Pharmacology Flashcards
What is a medicinal product?
- Any substance or combination of substances presented for treating or preventing disease in human beings or animals
What is medicines management ?
- The clinical, cost effective and safe use of medicines to ensure patients get the maximum benefit from the medicines they need, while at the same time minimising potential harm.
What is pharmocology?
Pharma = drug Ology = Study off
- It is the science that looks at the composition effects of an uses of different drugs.
- A drug is any chemical that affects any living organism
What is pharmacodynamics?
- This describes the action of a drug
- The mechanism of effects the drug has on the body - at a molecular, cellular and tissue systems level
- for example a drug may be given for therapeutic action which aims to reverse or modify changed to regain homeostasis
What is the receptor theory (lock and key)?
Transmitter = the key Receptor = the lock
- When the key opens the lock we get an action
- Signal molecule
- binds too
- Receptor protein
- activates
- Intracellular signal molecules
- alters
- Target proteins
- create
- Response
How does adrenaline increase your heart rate?

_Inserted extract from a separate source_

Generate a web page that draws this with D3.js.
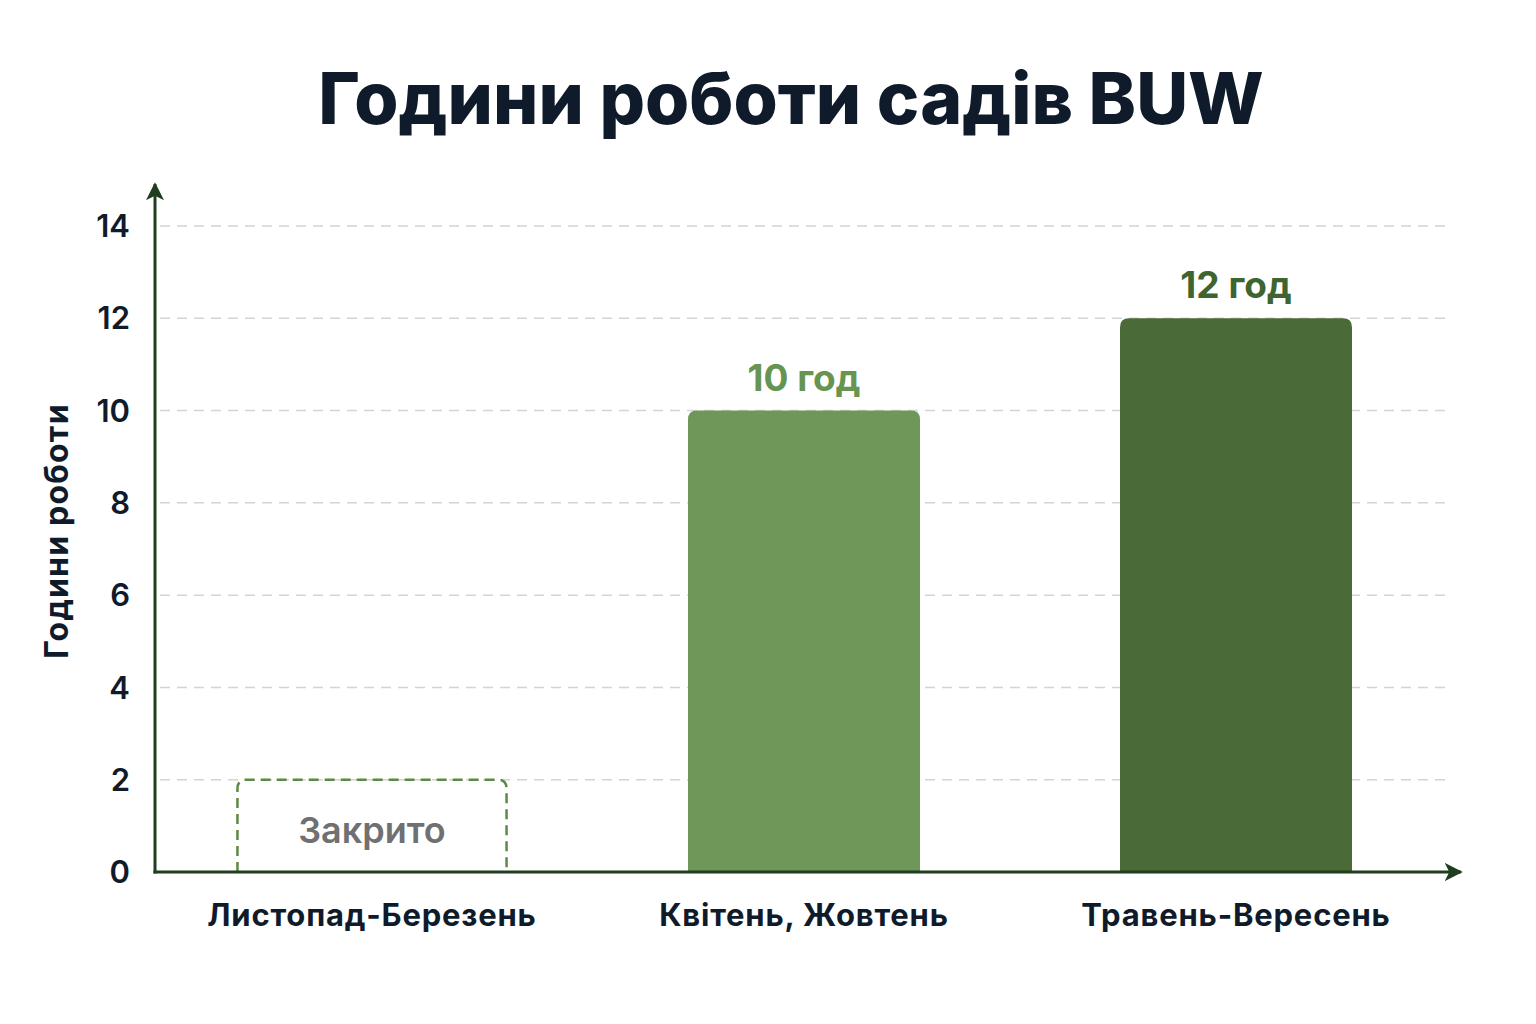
<!DOCTYPE html>
<html>
<head>
<meta charset="utf-8">
<script src="https://cdn.jsdelivr.net/npm/d3@7"></script>
<style>
  html, body { margin: 0; padding: 0; background: #ffffff; }
  svg { display: block; }
  text { font-family: Inter, "Noto Sans", sans-serif; }
</style>
</head>
<body>
<svg id="chart" width="1536" height="1024"></svg>
<script>
// ---- data ----
const categories = ["Листопад-Березень", "Квітень, Жовтень", "Травень-Вересень"];
const hours = [0, 10, 12];
const valueLabels = ["Закрито", "10 год", "12 год"];
const closedPlaceholder = 2;
const yTicks = [0, 2, 4, 6, 8, 10, 12, 14];
const barColors = ["none", "#6e9759", "#4a6a37"];
const labelColors = ["#707070", "#679450", "#3e6530"];

const svg = d3.select("#chart");
const axisColor = "#1f3d1f";

const x = d3.scaleBand()
  .domain(categories)
  .range([156, 1452])
  .paddingInner(0.463)
  .paddingOuter(0.2315);

const y = d3.scaleLinear().domain([0, 14]).range([872, 226]);

// title
svg.append("text")
  .attr("x", 791).attr("y", 124)
  .attr("text-anchor", "middle")
  .attr("font-size", 71.5).attr("font-weight", 800)
  .attr("fill", "#0f1b2b")
  .text("Години роботи садів BUW");

// gridlines
svg.append("g").selectAll("line")
  .data(yTicks.filter(d => d > 0))
  .join("line")
  .attr("x1", 160).attr("x2", 1452)
  .attr("y1", d => y(d)).attr("y2", d => y(d))
  .attr("stroke", "#d4d4d4").attr("stroke-width", 1.5)
  .attr("stroke-dasharray", "10,7");

// y tick labels
svg.append("g").selectAll("text")
  .data(yTicks)
  .join("text")
  .attr("x", 130).attr("y", d => y(d))
  .attr("dy", "0.36em")
  .attr("text-anchor", "end")
  .attr("font-size", 31).attr("font-weight", 600)
  .attr("fill", "#0f1b2b")
  .text(d => d);

// y axis title
svg.append("text")
  .attr("transform", "translate(68,531) rotate(-90)")
  .attr("text-anchor", "middle")
  .attr("font-size", 32).attr("font-weight", 700)
  .attr("letter-spacing", 1.2)
  .attr("fill", "#0f1b2b")
  .text("Години роботи");

function topRoundedRect(x0, y0, w, h, r) {
  return `M${x0},${y0 + h} L${x0},${y0 + r} Q${x0},${y0} ${x0 + r},${y0} L${x0 + w - r},${y0} Q${x0 + w},${y0} ${x0 + w},${y0 + r} L${x0 + w},${y0 + h}`;
}

const bw = x.bandwidth();
// bars
categories.forEach((c, i) => {
  const cx = x(c) + bw / 2;
  if (hours[i] === 0) {
    const w = bw * 1.16;
    const top = y(closedPlaceholder);
    svg.append("path")
      .attr("d", topRoundedRect(cx - w / 2, top, w, y(0) - top, 9))
      .attr("fill", "none")
      .attr("stroke", "#5b8a45").attr("stroke-width", 2.5)
      .attr("stroke-dasharray", "10,6");
    svg.append("text")
      .attr("x", cx).attr("y", (top + y(0)) / 2 + 4)
      .attr("dy", "0.36em")
      .attr("text-anchor", "middle")
      .attr("font-size", 36).attr("font-weight", 600)
      .attr("fill", labelColors[i])
      .text(valueLabels[i]);
  } else {
    const top = y(hours[i]);
    svg.append("path")
      .attr("d", topRoundedRect(x(c), top, bw, y(0) - top, 9) + " Z")
      .attr("fill", barColors[i]);
    svg.append("text")
      .attr("x", cx).attr("y", top - 20)
      .attr("text-anchor", "middle")
      .attr("font-size", 37).attr("font-weight", 700)
      .attr("fill", labelColors[i])
      .text(valueLabels[i]);
  }
  svg.append("text")
    .attr("x", cx).attr("y", 926)
    .attr("text-anchor", "middle")
    .attr("font-size", 31).attr("font-weight", 700)
    .attr("letter-spacing", 0.8)
    .attr("fill", "#0f1b2b")
    .text(c);
});

// axes with arrows
const defs = svg.append("defs");
defs.append("marker")
  .attr("id", "arrow")
  .attr("viewBox", "0 0 10 10")
  .attr("refX", 9).attr("refY", 5)
  .attr("markerWidth", 6).attr("markerHeight", 6)
  .attr("markerUnits", "strokeWidth")
  .attr("orient", "auto")
  .append("path")
  .attr("d", "M0,0 L10,5 L0,10 L2.5,5 Z")
  .attr("fill", axisColor);

svg.append("line")
  .attr("x1", 155).attr("y1", y(0) + 1.5)
  .attr("x2", 155).attr("y2", 184)
  .attr("stroke", axisColor).attr("stroke-width", 3)
  .attr("marker-end", "url(#arrow)");
svg.append("line")
  .attr("x1", 153.5).attr("y1", y(0))
  .attr("x2", 1461).attr("y2", y(0))
  .attr("stroke", axisColor).attr("stroke-width", 3)
  .attr("marker-end", "url(#arrow)");
</script>
</body>
</html>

- Adrenalin (the key) is released by the adrenal medulla
- Travels to the heart and acts on the alpha and Beta receptors (lock)
- This increases the heart rate and force of contraction ( outcome)
- Adrenalin in this pathway is referred to as a signal molecule
What are receptors?
- These are glycoproteins in cell membranes that recognise and bind to ligands
- Ligands are smaller molecules (e.g drugs) that are are capable of ‘ligating’ themselves to the receptor protein
Binding = shape change of receptor = generation of biochemical reaction inside the cell known as (‘ Signal transduction’) leading to several reactions called ‘secondary messengers’ that is eventually translated into a biological response e.g muscle contraction, or hormone secretion
- The more receptors involved the bigger the response
What is pharmacokinetics?
- This is the movement of drugs inside the body
This includes: - Absorption = A - medication at site of administration
- Distribution = D - medicine in plasma (medicines in tissue)
- Metabolism = M- medicine in plasma (metabolites in tissue)
- Excretion = E - medicine and metabolites in urine bile or faeces
(ADME)
A knowledge of both pharmacodynamics and pharmacokinetics is essential to understand what drugs do and how they do it
What is drug absorption?
Drugs must cross biologic barriers e.g epithelial/ endothelial
- This can be done in two ways:
1- active transport
2- Passive diffusion
What is active transport?
- Movement across a cellular barrier
- It requires ATP to move the drug from a lower concentration to a higher concentration
What is passive diffusion?
- Cross cellular barriers
- Moves from an area of high to low concentration by simple diffusion
- However this is dependent on the chemical size, Ph, solubility of drug, surface area for absorption (e.g villi/ microvilli ) vascularity, presence or absence of food in stomach and presence of enzymes, acidity
- Most drugs are distributed via diffusion
What factors affect drug distribution?
- Small molecules diffuse more rapidly the large
- Ph effects the nature and absorption of the drug e.g acid drugs are better absorbed in an acid medium and base drugs are better absorbed in abase medium.
- Cell membranes are mainly lipid ( fatty_ materials. Only lipid like substances (lipophilic ) substances can cross easily and rapidly
- Most drugs act on receptors (usually protein)
- Factors such as the chemical nature of the drug and route of administration wil determine distribution of the drug.
What is drug ,metabolism?
- Drug metabolising enzymes have evolved as a defence against non-medical chemicals taken up from the environment and can be found in organs e.g skin, lungs, kidneys
- Drugs are chemically broken down into the liver by cytochrome P45O enzymes and made water soluble to be extracted via urine
- Chemical modifications higher or lower a drugs pharmacological activity and/or half life
What is an agonist?
- These bind to receptor proteins= produce a conformational change to enhance a biological response.
- When a drug stimulates the receptors it is an agonist
- An example would be Adrenaline
What is an antagonist?
- These bind to receptor proteins but do not produce the conformational change that initiates an intracellular signal
- Occupation of the receptor by a competitive antagonists, prevents binding of other ligands and so antagonises the biological response.